Fischöl zur Infarkt-Vorbeugung:Fruchtloser Tran

Millionen Menschen schlucken täglich schlecht schmeckende Fischölkapseln, um sich vor Herzinfarkt und Schlaganfall zu schützen. Eine Meta-Analyse entlarvt dieses Ritual nun als nutzlos. Doch was ist mit Fischmahlzeiten?

Werner Bartens

Manche der Kapseln schmecken grausam, außerdem muss man danach fischig aufstoßen. Aber sie sollen ja auch nicht als kulinarische Köstlichkeit dienen, sondern der Gesundheit. Wer regelmäßig Fischölkapseln zu sich nimmt, so der Volksglaube wie auch die Empfehlung etlicher medizinischer Fachgesellschaften, schützt sich vor Herzinfarkt, Schlaganfall und anderen Leiden des Kreislaufsystems. Die mehrfach ungesättigten Fettsäuren tragen demnach dazu bei, dass Blutgefäße nicht so schnell verkalken und weniger böses Cholesterin durch die Adern flutet. Millionen Menschen weltweit schlucken vorbeugend die Kapseln. Leider könnte sich ihr tägliches Ritual als nutzlos erweisen.

Ärzte um Evangelos Rizos zeigen im Journal of the American Medical Association, das an diesem Mittwoch erscheint: Menschen, die um ihr Herz besorgt sind, bringt es nichts, die auch als Omega-3-Fettsäuren bezeichneten Präparate einzunehmen. "Unsere Ergebnisse rechtfertigen nicht den täglichen Gebrauch dieser Nahrungsergänzungsmittel und widersprechen auch den Empfehlungen vieler medizinischer Fachgesellschaften", schreiben die Autoren.

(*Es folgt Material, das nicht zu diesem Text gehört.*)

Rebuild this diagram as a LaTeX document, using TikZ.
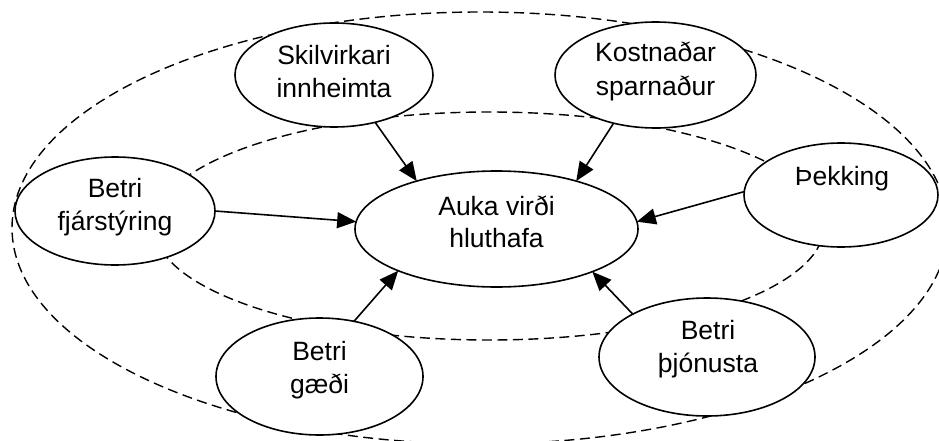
\documentclass[tikz,border=0pt]{standalone}
\usepackage{fontspec}
\setmainfont{Liberation Sans}
\usetikzlibrary{arrows.meta,shapes.geometric}
% line strut: 18.5pt above and 12.5pt below the baseline, 31pt in all
\newcommand{\lnstrut}{\rule[-12.5pt]{0pt}{31pt}}
\begin{document}
\begin{tikzpicture}[x=1pt,y=-1pt,
  ring/.style={line width=1.4pt, dash pattern=on 10pt off 5.5pt},
  bubble/.style={ellipse, draw, fill=white, line width=1.6pt, inner sep=0pt, outer sep=0pt},
  lbl/.style={align=center, inner sep=0pt, font=\fontsize{26.5}{31}\selectfont},
  feed/.style={line width=1.6pt, -{Triangle[length=19pt,width=16pt]}}
]
\useasboundingbox (0,0) rectangle (939,441);
\clip (0,0) rectangle (939,441);

% the two dashed rings
\draw[ring] (480,228) ellipse [x radius=468pt, y radius=216pt];
\draw[ring] (489,226) ellipse [x radius=335pt, y radius=114pt];

% ellipses
\node[bubble, minimum width=283pt, minimum height=116pt] (goal)  at (496.5,229) {};
\node[bubble, minimum width=198pt, minimum height=104pt] (skil)  at (334,75) {};
\node[bubble, minimum width=201pt, minimum height=106pt] (kost)  at (655.5,75) {};
\node[bubble, minimum width=200pt, minimum height=108pt] (fjar)  at (115,211) {};
\node[bubble, minimum width=194pt, minimum height=104pt] (thek)  at (841,195) {};
\node[bubble, minimum width=207pt, minimum height=117pt] (gaedi) at (319.5,376.5) {};
\node[bubble, minimum width=216pt, minimum height=118pt] (thjon) at (707,357) {};

% texts
\node[lbl] (goalT)  at (496.5,228)   {\lnstrut Auka virði\\\lnstrut hluthafa};
\node[lbl] (skilT)  at (334,77.5)    {\lnstrut Skilvirkari\\\lnstrut innheimta};
\node[lbl] (kostT)  at (655.5,75)    {\lnstrut Kostnaðar\\\lnstrut sparnaður};
\node[lbl] (fjarT)  at (115,211)     {\lnstrut Betri\\\lnstrut fjárstýring};
\node[lbl] (thekT)  at (842,182)     {\lnstrut Þekking};
\node[lbl] (gaediT) at (319.5,373.5) {\lnstrut Betri\\\lnstrut gæði};
\node[lbl] (thjonT) at (708,352.5)   {\lnstrut Betri\\\lnstrut þjónusta};

% arrows into the centre
\draw[feed] (skil.-49)  -- (goal.149);
\draw[feed] (kost.-131) -- (goal.31);
\draw[feed] (fjar.0)    -- (goal.177);
\draw[feed] (thek.178)  -- (goal.3);
\draw[feed] (gaedi.58)  -- (goal.-157);
\draw[feed] (thjon.150) -- (goal.-24);
\end{tikzpicture}
\end{document}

Frühere Studien zum Nutzen der Fischölkapseln fielen unterschiedlich aus; kleinere Untersuchungen entdeckten Vorteile, weswegen Ärzte immer wieder zu den Präparaten rieten. In Deutschland werden allein die beiden Mittel, die führend auf dem Markt sind, mehr als hunderttausend mal pro Jahr verordnet; hinzu kommen die frei verkäuflichen Präparate. Im Mai dieses Jahres haben Forscher Daten veröffentlicht, die zeigen, dass Herzpatienten durch Fischöl nicht vor weiteren Infarkten geschützt sind. Um in strittigen Fragen Klarheit zu gewinnen, ist eine Metaanalyse hilfreich. Dabei werden die Rohdaten aus den besten Studien untersucht und zusammengefasst; im aktuellen Fall sind Erfahrungen von 68.000 Patienten in die Auswertung eingegangen.

Die Forscher um Rizos konnten allerdings keine Vorteile des komprimierten Fettes feststellen. Weder Herzinfarkte noch Schlaganfälle noch Todesfälle waren bei jenen Patienten seltener, die regelmäßig Fischöl einnahmen. "Die Diskussion wogt seit Langem und angebliche Vorteile waren nicht überzeugend belegt", sagt Melchior Seyfarth, Chefarzt der Kardiologie am Herzzentrum Wuppertal. "Die Empfehlung wurde auch aus Erkenntnissen über die vermeintliche Gefäßgesundheit von Eskimos abgeleitet."

Ernährungsexperten und Kardiologen sind sich dennoch einig, dass zweimal in der Woche Fisch statt Fleisch gesund für Herz und Gefäße ist. Womöglich verhält es sich mit den neuen Daten zu Fischöl ähnlich wie mit jenen Erkenntnissen, die über Vitamine bekannt sind: Während Vitamine in allem, was natürlich gewachsen ist - sei es Obst, Gemüse, Getreide oder Fleisch - gesund sind, schaden Vitaminpräparate mehr als dass sie nutzen. Ein Apfel enthält tausend Substanzen, ein Multivitaminpulver hingegen nur ein gutes Dutzend. Gesund sind offenbar nicht die Einzelsubstanzen im Pulver, sondern die natürlich abgestimmten Wechselwirkungen der Stoffe. Auch die gesundheitsfördernde Eigenschaft von Fisch lässt sich offenbar nicht einfach isolieren und in Kapseln pressen.